The Judicial Conference of the United States approved the proposed amendments to the Federal Rules of Civil Procedure last year, and if approved by Congress, they will go into effect in December 2015. Two amendments are of particular importance: Rule 26, which will be amended to enumerate a number of proportionality factors that apply to evaluating the scope of discovery, and Rule 37 sanctions, amended to punish failure to take reasonable preservation measures. These amendments will cause a lot of buzz, as both the plaintiff and defense bar will seek ways to broaden or constrict discovery accordingly.

  1. Slow impact

But despite the buzz, the real changes on proportionality will be slow to arrive, partially because the Rules will not be confirmed until December and partially because many of the best practices and efficient measures contemplated by the amendments are already in place. Magistrates will begin to interpret the Rules in discovery disputes with the overall interest of efficiency, and like any other new law, it will take some time for the right opportunity to set precedent in interpreting the amended Rules. So while many articles may be written and interviews given on the topic, the business of discovery will continue as usual, until a federal court adopts an unusual approach in interpreting the Rules that forces the issue. Most counsel would be wise to wait and see, unless your litigation docket puts you in a position to get creative and leverage the new Rules.

  1. Cybersecurity and data breach

Federal movement on cybersecurity is trending towards extending the strict U.S. regulation seen in health and financial sectors to any regulated industry, resulting in cases weighing the varied privacy interests against discovering relevant, admissible evidence. Irrespective of legislative action, corporate counsel will be required to strike the precarious balance between safeguarding data and discovery obligations in litigation.

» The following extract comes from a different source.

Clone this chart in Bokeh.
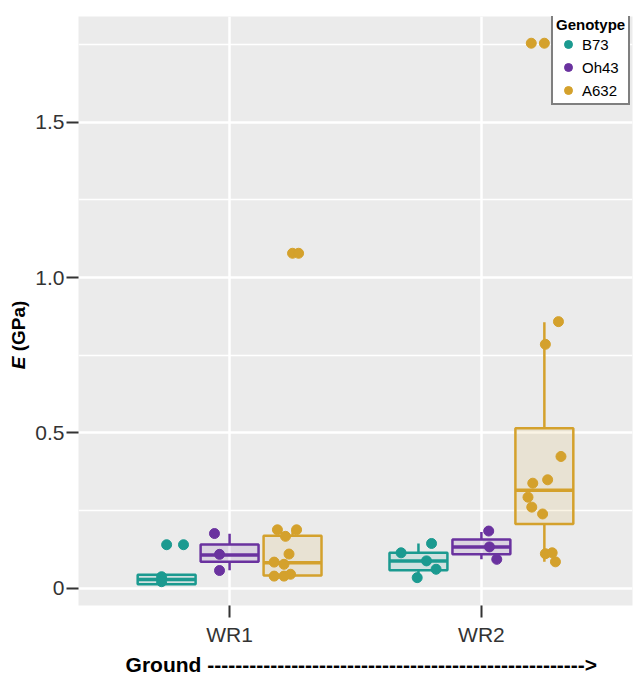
from bokeh.plotting import figure
from bokeh.layouts import row
from bokeh.models import (ColumnDataSource, FixedTicker, Legend, LegendItem, Range1d, Div)
from bokeh.embed import file_html
from bokeh.resources import INLINE

# ---------------- data ----------------
sites = ["WR1", "WR2"]
genotypes = ["B73", "Oh43", "A632"]

e_wr1_b73 = [0.140, 0.037, 0.021]
jit_wr1_b73 = [0.067, -0.020, -0.020]
e_wr1_oh43 = [0.176, 0.109, 0.057]
jit_wr1_oh43 = [-0.060, -0.040, -0.040]
e_wr1_a632 = [0.188, 0.188, 0.167, 0.110, 0.084, 0.077, 0.039, 0.039, 0.045, 1.078]
jit_wr1_a632 = [-0.060, 0.016, -0.028, -0.014, -0.073, -0.034, -0.073, -0.034, -0.008, 0.024]
e_wr2_b73 = [0.114, 0.144, 0.088, 0.061, 0.034]
jit_wr2_b73 = [-0.069, 0.052, 0.032, 0.070, -0.005]
e_wr2_oh43 = [0.184, 0.133, 0.093]
jit_wr2_oh43 = [0.029, 0.032, 0.061]
e_wr2_a632 = [0.858, 0.785, 0.424, 0.349, 0.338, 0.293, 0.261, 0.239, 0.111, 0.114, 0.085, 1.754]
jit_wr2_a632 = [0.056, 0.004, 0.066, 0.013, -0.046, -0.065, -0.050, -0.007, 0.004, 0.031, 0.044, -0.052]

# box statistics per (site, genotype)
box_site = ["WR1", "WR1", "WR1", "WR2", "WR2", "WR2"]
box_geno = ["B73", "Oh43", "A632", "B73", "Oh43", "A632"]
box_lo = [0.013, 0.058, 0.039, 0.034, 0.093, 0.085]
box_q1 = [0.013, 0.085, 0.041, 0.058, 0.109, 0.207]
box_med = [0.028, 0.107, 0.082, 0.088, 0.133, 0.315]
box_q3 = [0.043, 0.141, 0.169, 0.114, 0.157, 0.515]
box_hi = [0.045, 0.175, 0.188, 0.144, 0.181, 0.856]
out_site = ["WR1", "WR1", "WR2"]
out_geno = ["B73", "A632", "A632"]
out_val = [0.140, 1.078, 1.754]

y_ticks = [0, 0.5, 1.0, 1.5]
y_minor = [0.25, 0.75, 1.25, 1.75]
y_labels = {0: "0", 0.5: "0.5", 1: "1.0", 1.5: "1.5"}

# ---------------- styling ----------------
COLORS = {"B73": "#1b9a90", "Oh43": "#6a329f", "A632": "#d4a12c"}
DODGE = 0.25
BOX_W = 0.23
FONT = "Liberation Sans"
X0, X1 = 0.4, 2.6
Y0, Y1 = -0.0556, 1.84
TITLE_W = 30

site_x = {s: i + 1 for i, s in enumerate(sites)}
geno_off = {g: (j - 1) * DODGE for j, g in enumerate(genotypes)}

p = figure(width=637 - TITLE_W, height=678, output_backend="svg", toolbar_location=None,
           x_range=Range1d(X0, X1), y_range=Range1d(Y0, Y1), margin=0,
           min_border_left=78 - TITLE_W, min_border_right=5, min_border_top=16, min_border_bottom=70)
p.background_fill_color = "#EBEBEB"
p.border_fill_color = "white"
p.outline_line_color = None

# axes
p.xaxis.ticker = FixedTicker(ticks=[1, 2])
p.xaxis.major_label_overrides = {1: "WR1", 2: "WR2"}
p.yaxis.ticker = FixedTicker(ticks=y_ticks, minor_ticks=y_minor)
p.yaxis.major_label_overrides = y_labels
for ax in (p.xaxis[0], p.yaxis[0]):
    ax.axis_line_color = None
    ax.major_tick_in = 0
    ax.major_tick_out = 12
    ax.major_tick_line_width = 2
    ax.major_tick_line_color = "#333333"
    ax.minor_tick_line_color = None
    ax.major_label_text_font = FONT
    ax.major_label_text_font_size = "21px"
    ax.major_label_text_color = "#333333"
p.yaxis.major_label_standoff = 2
p.xaxis.major_label_standoff = 5

p.xaxis.axis_label = "\u00a0\u00a0Ground " + "-" * 54 + ">"
p.xaxis.axis_label_text_font = FONT
p.xaxis.axis_label_text_font_style = "bold"
p.xaxis.axis_label_text_font_size = "21px"
p.xaxis.axis_label_text_color = "black"
p.xaxis.axis_label_standoff = 4

# grid
p.xgrid.grid_line_color = "white"
p.xgrid.grid_line_width = 2.5
p.ygrid.grid_line_color = "white"
p.ygrid.grid_line_width = 2.5
p.ygrid.minor_grid_line_color = "white"
p.ygrid.minor_grid_line_width = 1.5

# boxes
bx = [site_x[s] + geno_off[g] for s, g in zip(box_site, box_geno)]
bc = [COLORS[g] for g in box_geno]
bsrc = ColumnDataSource(dict(x=bx, x0=[v - BOX_W / 2 for v in bx], x1=[v + BOX_W / 2 for v in bx],
                             lo=box_lo, q1=box_q1, med=box_med, q3=box_q3, hi=box_hi, c=bc))
p.segment(x0="x", x1="x", y0="q3", y1="hi", line_color="c", line_width=2.5, source=bsrc)
p.segment(x0="x", x1="x", y0="lo", y1="q1", line_color="c", line_width=2.5, source=bsrc)
p.vbar(x="x", width=BOX_W, bottom="q1", top="q3", fill_color="c", fill_alpha=0.12,
       line_color="c", line_width=2.5, source=bsrc)
p.segment(x0="x0", x1="x1", y0="med", y1="med", line_color="c", line_width=3.5, source=bsrc)

# outliers (drawn at box centre)
osrc = ColumnDataSource(dict(x=[site_x[s] + geno_off[g] for s, g in zip(out_site, out_geno)],
                             y=out_val, c=[COLORS[g] for g in out_geno]))
p.scatter(x="x", y="y", size=10, fill_color="c", line_color="c", source=osrc)

# jittered points
groups = {
    ("WR1", "B73"): (e_wr1_b73, jit_wr1_b73),
    ("WR1", "Oh43"): (e_wr1_oh43, jit_wr1_oh43),
    ("WR1", "A632"): (e_wr1_a632, jit_wr1_a632),
    ("WR2", "B73"): (e_wr2_b73, jit_wr2_b73),
    ("WR2", "Oh43"): (e_wr2_oh43, jit_wr2_oh43),
    ("WR2", "A632"): (e_wr2_a632, jit_wr2_a632),
}
legend_items = []
for g in genotypes:
    xs, ys = [], []
    for s in sites:
        vals, jit = groups[(s, g)]
        xs += [site_x[s] + geno_off[g] + j for j in jit]
        ys += list(vals)
    r = p.scatter(xs, ys, size=10, fill_color=COLORS[g], line_color=COLORS[g])
    legend_items.append(LegendItem(label=g, renderers=[r]))

legend = Legend(items=legend_items, title="Genotype", location=(473, 500))
legend.title_text_font = FONT
legend.title_text_font_style = "bold"
legend.title_text_font_size = "15px"
legend.title_text_color = "black"
legend.title_standoff = 1
legend.label_text_font = FONT
legend.label_text_font_size = "15px"
legend.label_text_color = "black"
legend.label_standoff = 2
legend.glyph_width = 24
legend.glyph_height = 20
legend.label_height = 20
legend.spacing = 3
legend.padding = 3
legend.margin = 0
legend.border_line_color = "black"
legend.border_line_width = 2
legend.background_fill_color = "white"
legend.background_fill_alpha = 1
p.add_layout(legend)

# y-axis title (italic bold E + bold (GPa)), rotated, in a narrow column left of the plot
ytitle = Div(width=TITLE_W, height=678, margin=0, text=(
    '<div style="position:relative;width:30px;height:678px;">'
    '<div style="position:absolute;left:17.5px;top:335px;'
    'transform:translate(-50%,-50%) rotate(-90deg);white-space:nowrap;'
    "font-family:'Liberation Sans';font-weight:bold;font-size:19px;color:black;line-height:1;\">"
    '<i>E</i> (GPa)</div></div>'))

open("out.html", "w").write(file_html(row(ytitle, p, spacing=0), INLINE))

  1. New solutions in e-discovery

New entrants into the e-discovery game, especially startups, will have an immediate impact on the way e-discovery technology and services are consumed, especially for small- and medium-sized markets. At minimum, the wider adoption of advanced analytics in e-discovery will continue. Corporate counsel should pay heed to the trend of e-discovery moving towards information governance. Microsoft’s acquisition of Equivio, and its stated vision for it, signals part of that shift. Other big players’ entrance into the market indicates that there is still a lot of room for improvement, and a new generation of tools on the horizon.

  1. Managed services

Managed e-discovery services continue to grow in breadth and sophistication, especially as attorneys are being required by courts to increase their technical acumen in e-discovery. If your company and your outside counsel are not the exceptional case of having massive scale and resources dedicated to e-discovery, you will invariably need some help. Moreover, it may be to your benefit to transfer some of the risk to qualified industry experts.

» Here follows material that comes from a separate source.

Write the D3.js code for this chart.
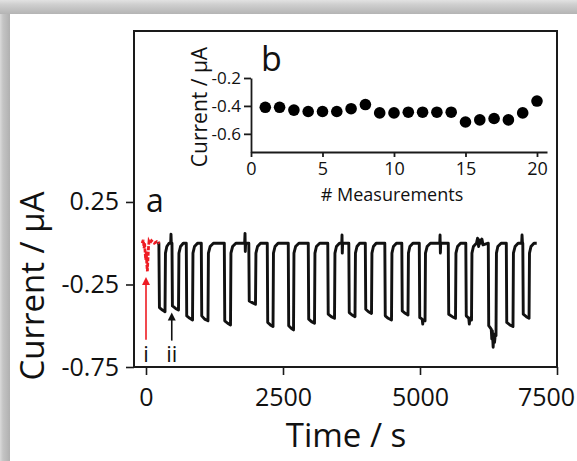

  1. Mobile and social media e-discovery tech

Collection and preservation technology will go more mainstream when it comes to mobile and social media data. For corporate counsel with BYOD policies, things will get extra hairy. However, solutions and new decisions will provide some guidance as these sources of data become more discoverable and relevant in litigation.

  1. New sources of data

Social and mobile data sources are not the end of nontraditional sources of ESI, however. Even more new categories of discoverable data will begin to show up, especially in response to the Internet of Things advancements, creating new challenges with data collection and review.

  1. Information governance

Some e-discovery approaches are focusing more on information governance workflows, ways to get from collection to production without a lot of intermediate steps. This shortcutting of the Electronic Discovery Reference Model (EDRM) may prove helpful and instructive for some corporate legal departments with substantial investment and best-in-breed tools.

  1. Cross-border discovery

Cross-border privacy issues and jurisdictional differences will continue to complicate e-discovery, without framework for resolution outside of regionalization. Can a multinational corporation effectively put data out of reach for U.S. discovery by relocating the data (or even some of its operations) to a foreign affiliate? Is international forum-shopping a legitimate course of action, especially for global companies that legitimately have operations running across the globe? These are difficult questions that will require substantial expertise and global partners to address.